[What is expected] Give only the number of lines in the data that contain the word "this".

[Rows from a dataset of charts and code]
----

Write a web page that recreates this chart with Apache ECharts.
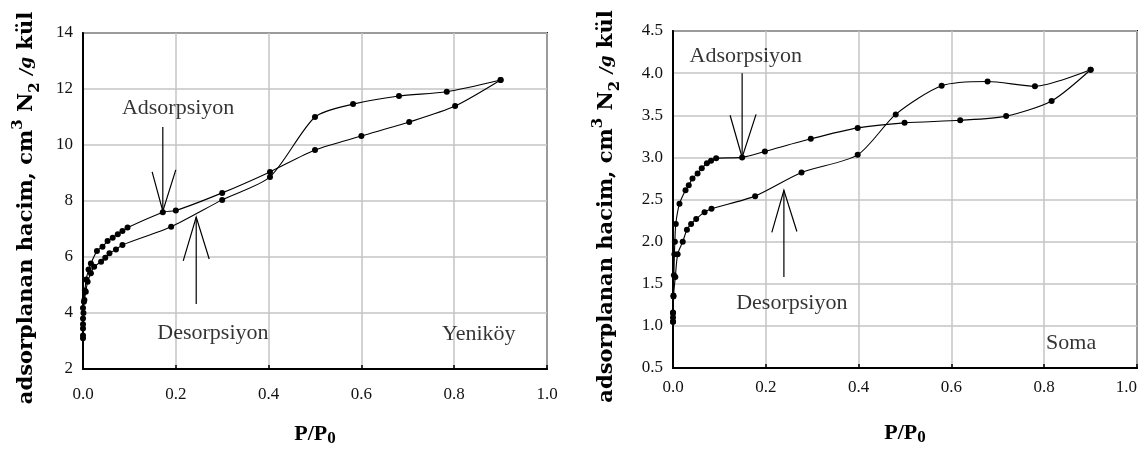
<!DOCTYPE html>
<html>
<head>
<meta charset="utf-8">
<script src="https://cdn.jsdelivr.net/npm/echarts@6/dist/echarts.min.js"></script>
<style>
  html, body { margin: 0; padding: 0; background: #fff; }
  #chart { width: 1145px; height: 450px; }
</style>
</head>
<body>
<div id="chart"></div>
<script>
// N2 adsorption / desorption isotherms, [P/P0, volume]
const yenikoyAds = [
  [0.0, 3.2], [0.0, 3.6], [0.001, 4.0], [0.002, 4.4], [0.004, 4.8], [0.007, 5.2],
  [0.012, 5.55], [0.017, 5.77], [0.03, 6.21], [0.042, 6.37], [0.053, 6.57],
  [0.064, 6.69], [0.075, 6.81], [0.085, 6.93], [0.096, 7.05], [0.172, 7.6],
  [0.2, 7.66], [0.3, 8.29], [0.403, 9.04], [0.5, 9.82], [0.6, 10.32],
  [0.703, 10.82], [0.802, 11.39], [0.9, 12.32]
];
const yenikoyDes = [
  [0.0, 3.1], [0.0, 3.45], [0.0, 3.8], [0.0, 4.18], [0.003, 4.46], [0.006, 4.76],
  [0.01, 5.12], [0.017, 5.42], [0.024, 5.65], [0.039, 5.83], [0.048, 5.97],
  [0.057, 6.13], [0.071, 6.27], [0.085, 6.43], [0.19, 7.08], [0.3, 8.04],
  [0.403, 8.86], [0.5, 11.0], [0.582, 11.46], [0.681, 11.75], [0.784, 11.9],
  [0.9, 12.32]
];
const somaAds = [
  [0.0, 1.05], [0.0, 1.15], [0.001, 1.35], [0.002, 1.6], [0.003, 1.85], [0.004, 2.0],
  [0.006, 2.21], [0.014, 2.45], [0.027, 2.61], [0.034, 2.67], [0.042, 2.75],
  [0.053, 2.81], [0.062, 2.87], [0.073, 2.93], [0.082, 2.96], [0.093, 2.99],
  [0.149, 3.0], [0.198, 3.07], [0.297, 3.22], [0.398, 3.35], [0.499, 3.41],
  [0.619, 3.44], [0.718, 3.49], [0.816, 3.67], [0.9, 4.04]
];
const somaDes = [
  [0.0, 1.05], [0.0, 1.1], [0.0, 1.16], [0.001, 1.36], [0.005, 1.58], [0.01, 1.85],
  [0.021, 2.0], [0.03, 2.14], [0.039, 2.21], [0.05, 2.27], [0.068, 2.35],
  [0.083, 2.39], [0.177, 2.54], [0.277, 2.82], [0.398, 3.03], [0.48, 3.51],
  [0.579, 3.85], [0.678, 3.9], [0.78, 3.845], [0.9, 4.04]
];

// tick labels
const xTickLabels = ['0.0', '0.2', '0.4', '0.6', '0.8', '1.0'];
const yenikoyTickLabels = ['2', '4', '6', '8', '10', '12', '14'];
const somaTickLabels = ['0.5', '1.0', '1.5', '2.0', '2.5', '3.0', '3.5', '4.0', '4.5'];

// annotation arrows (data units): shaft and arrow head
const yenikoyArrows = [
  [[0.172, 10.64], [0.172, 7.64]],
  [[0.149, 9.04], [0.172, 7.64], [0.2, 9.11]],
  [[0.244, 4.32], [0.244, 7.43]],
  [[0.216, 5.86], [0.244, 7.43], [0.272, 5.93]]
];
const somaArrows = [
  [[0.149, 4.0], [0.149, 3.0]],
  [[0.123, 3.5], [0.149, 3.0], [0.179, 3.51]],
  [[0.239, 1.58], [0.239, 2.61]],
  [[0.213, 2.11], [0.239, 2.61], [0.267, 2.12]]
];
const yenikoyNotes = [
  { name: 'Adsorpsiyon', value: [0.205, 11.3] },
  { name: 'Desorpsiyon', value: [0.28, 3.29] },
  { name: 'Yeniköy', value: [0.853, 3.25] }
];
const somaNotes = [
  { name: 'Adsorpsiyon', value: [0.157, 4.2] },
  { name: 'Desorpsiyon', value: [0.256, 1.27] },
  { name: 'Soma', value: [0.858, 0.80] }
];

const SERIF = 'Liberation Serif, Times New Roman, serif';
const WIDE_SERIF = 'DejaVu Serif, Liberation Serif, serif';

const yName = 'adsorplanan hacim, cm{sup|3} N{sub|2} {it|/g} kül';
const yNameStyle = {
  fontFamily: WIDE_SERIF, fontWeight: 'bold', fontSize: 21, color: '#000', lineHeight: 32,
  padding: [0, 14, 0, 0],
  rich: {
    sup: { fontFamily: WIDE_SERIF, fontWeight: 'bold', fontSize: 15, color: '#000', verticalAlign: 'top', lineHeight: 32 },
    sub: { fontFamily: WIDE_SERIF, fontWeight: 'bold', fontSize: 15, color: '#000', verticalAlign: 'bottom', lineHeight: 23 },
    it: { fontFamily: WIDE_SERIF, fontWeight: 'bold', fontStyle: 'italic', fontSize: 17, color: '#000' }
  }
};
const xNameStyle = {
  fontFamily: SERIF, fontWeight: 'bold', fontSize: 22, color: '#000', lineHeight: 26,
  rich: {
    sub: { fontFamily: SERIF, fontWeight: 'bold', fontSize: 17, color: '#000', verticalAlign: 'bottom', lineHeight: 20 }
  }
};

function xAxis(idx, margin, alignMax) {
  return {
    type: 'value', gridIndex: idx, min: 0, max: 1, interval: 0.2,
    name: 'P/P{sub|0}', nameLocation: 'middle', nameGap: 52, nameTextStyle: xNameStyle,
    axisLine: { show: true, lineStyle: { color: '#000', width: 2 } },
    axisTick: { show: true, inside: true, length: 4, lineStyle: { color: '#000', width: 1.5 } },
    axisLabel: {
      margin: margin, fontFamily: SERIF, fontSize: 17, color: '#111',
      alignMaxLabel: alignMax,
      formatter: v => xTickLabels[Math.round(v / 0.2)]
    },
    splitLine: { show: true, lineStyle: { color: '#c4c4c4', width: 1.5 } }
  };
}
function yAxis(idx, min, max, step, labels, gap) {
  return {
    type: 'value', gridIndex: idx, min: min, max: max, interval: step,
    name: yName, nameLocation: 'middle', nameRotate: 90, nameGap: gap, nameTextStyle: yNameStyle,
    axisLine: { show: true, lineStyle: { color: '#000', width: 2 } },
    axisTick: { show: false },
    axisLabel: {
      margin: 10, fontFamily: SERIF, fontSize: 17, color: '#111',
      formatter: v => labels[Math.round((v - min) / step)]
    },
    splitLine: { show: true, lineStyle: { color: '#c4c4c4', width: 1.5 } }
  };
}
function curve(idx, data) {
  return {
    type: 'line', xAxisIndex: idx, yAxisIndex: idx, data: data,
    smooth: 0.25, symbol: 'circle', symbolSize: 6, showAllSymbol: true,
    itemStyle: { color: '#000' }, lineStyle: { color: '#000', width: 1.1 },
    z: 3
  };
}
function arrows(idx, list) {
  return {
    type: 'lines', coordinateSystem: 'cartesian2d', xAxisIndex: idx, yAxisIndex: idx,
    polyline: true, silent: true,
    lineStyle: { color: '#000', width: 1.2, opacity: 1 },
    data: list.map(c => ({ coords: c })),
    z: 4
  };
}
function notes(idx, list) {
  return {
    type: 'scatter', xAxisIndex: idx, yAxisIndex: idx, data: list,
    symbolSize: 0, silent: true,
    label: {
      show: true, position: 'inside', formatter: p => p.name,
      fontFamily: SERIF, fontSize: 22, color: '#000'
    },
    z: 5
  };
}

const chart = echarts.init(document.getElementById('chart'), null, { renderer: 'canvas' });
chart.setOption({
  animation: false,
  backgroundColor: '#fff',
  grid: [
    { left: 83, top: 33, width: 464, height: 336, containLabel: false, outerBoundsMode: 'none',
      show: true, borderColor: '#222', borderWidth: 2, backgroundColor: 'transparent' },
    { left: 673, top: 31, width: 464, height: 337, containLabel: false, outerBoundsMode: 'none',
      show: true, borderColor: '#222', borderWidth: 2, backgroundColor: 'transparent' }
  ],
  xAxis: [xAxis(0, 17, null), xAxis(1, 11, 'right')],
  yAxis: [
    yAxis(0, 2, 14, 2, yenikoyTickLabels, 40),
    yAxis(1, 0.5, 4.5, 0.5, somaTickLabels, 50)
  ],
  series: [
    curve(0, yenikoyAds), curve(0, yenikoyDes),
    curve(1, somaAds), curve(1, somaDes),
    arrows(0, yenikoyArrows), arrows(1, somaArrows),
    notes(0, yenikoyNotes), notes(1, somaNotes)
  ]
});
</script>
</body>
</html>
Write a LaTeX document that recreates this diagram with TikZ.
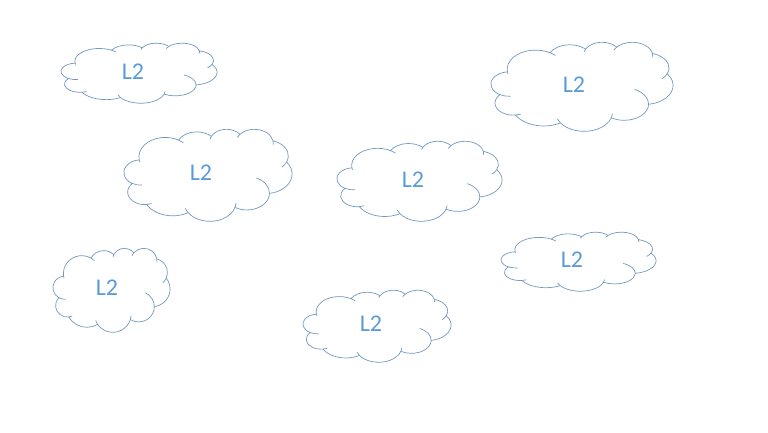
\documentclass[tikz,border=0pt]{standalone}
\usepackage{fontspec}
\setmainfont{Carlito}
\usepackage{tikz}
\definecolor{cloudline}{RGB}{115,152,190}
\definecolor{cloudtext}{RGB}{91,155,213}
\tikzset{
  cloudedge/.style={draw=cloudline,line width=0.7pt},
  cloudlabel/.style={text=cloudtext,font=\fontsize{24}{26}\selectfont,inner sep=0pt}
}
% left, top, width, height, name, label x, label y
\newcommand{\puffycloud}[7]{
\begin{scope}[shift={(#1,#2)},x=#3pt/432,y=-#4pt/432]
\draw[cloudedge] (39,143.7)
  arc[x radius=67.53,y radius=91.9,start angle=-187.75,end angle=-59.62] coordinate (#5p1)
  arc[x radius=53.33,y radius=72.67,start angle=-152.03,end angle=-45.43] coordinate (#5p2)
  arc[x radius=43.65,y radius=59.45,start angle=-153.48,end angle=-37.32] coordinate (#5p3)
  arc[x radius=48.57,y radius=65.95,start angle=-139.72,end angle=-10.21] coordinate (#5p4)
  arc[x radius=53.33,y radius=72.73,start angle=-74.77,end angle=23.21] coordinate (#5p5)
  arc[x radius=67.75,y radius=92.2,start angle=-37.53,end angle=81.86] coordinate (#5p6)
  arc[x radius=57.85,y radius=78.67,start angle=0.46,end angle=121.99] coordinate (#5p7)
  arc[x radius=67.52,y radius=92.15,start angle=16.85,end angle=146.24] coordinate (#5p8)
  arc[x radius=77.2,y radius=105.43,start angle=59.01,end angle=150.18] coordinate (#5p9)
  arc[x radius=43.6,y radius=59.18,start angle=83.31,end angle=223.09] coordinate (#5p10)
  arc[x radius=43.45,y radius=59.45,start angle=120.33,end angle=264.12] -- cycle;
\draw[cloudedge] (39,143.7) arc[x radius=67.53,y radius=91.9,start angle=-187.75,end angle=-195];
\draw[cloudedge] (#5p1) arc[x radius=67.53,y radius=91.9,start angle=-59.62,end angle=-46];
\draw[cloudedge] (#5p2) arc[x radius=43.65,y radius=59.45,start angle=-153.48,end angle=-166];
\draw[cloudedge] (#5p3) arc[x radius=48.57,y radius=65.95,start angle=-139.72,end angle=-155];
\draw[cloudedge] (#5p4) arc[x radius=48.57,y radius=65.95,start angle=-10.21,end angle=5];
\draw[cloudedge] (#5p5) arc[x radius=53.33,y radius=72.73,start angle=23.21,end angle=47];
\draw[cloudedge] (#5p6) arc[x radius=57.85,y radius=78.67,start angle=0.46,end angle=-65];
\draw[cloudedge] (#5p7) arc[x radius=67.52,y radius=92.15,start angle=16.85,end angle=4];
\draw[cloudedge] (#5p8) arc[x radius=67.52,y radius=92.15,start angle=146.24,end angle=160];
\draw[cloudedge] (#5p9) arc[x radius=43.6,y radius=59.18,start angle=83.31,end angle=66];
\draw[cloudedge] (#5p10) arc[x radius=43.45,y radius=59.45,start angle=120.33,end angle=85.55];
\end{scope}
\node[cloudlabel] (#5) at (#6,#7) {L2};
}
\begin{document}
\begin{tikzpicture}[x=1pt,y=-1pt]
\useasboundingbox (0,0) rectangle (768,432);
\puffycloud{61}{43}{156}{60}{topleft}{133}{72}
\puffycloud{491}{42}{182}{89}{topright}{574}{85}
\puffycloud{124}{129}{168}{92}{midleft}{201}{173}
\puffycloud{337}{141}{165}{80}{centre}{413}{180}
\puffycloud{501}{232}{155}{59}{midright}{572}{260}
\puffycloud{53}{248}{117}{84}{lowleft}{107}{288}
\puffycloud{303}{290}{148}{72}{bottom}{371}{324}
\end{tikzpicture}
\end{document}
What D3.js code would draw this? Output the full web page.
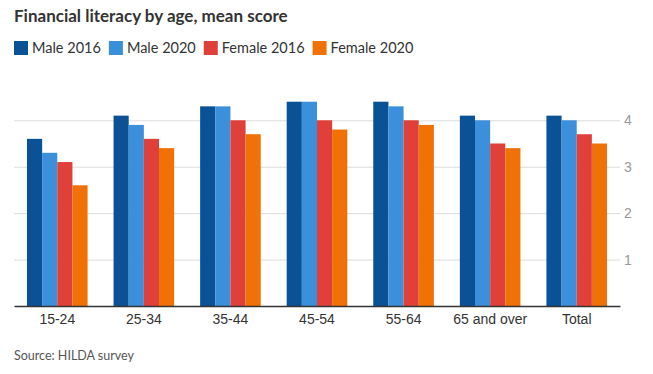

----

[Exercise response] 3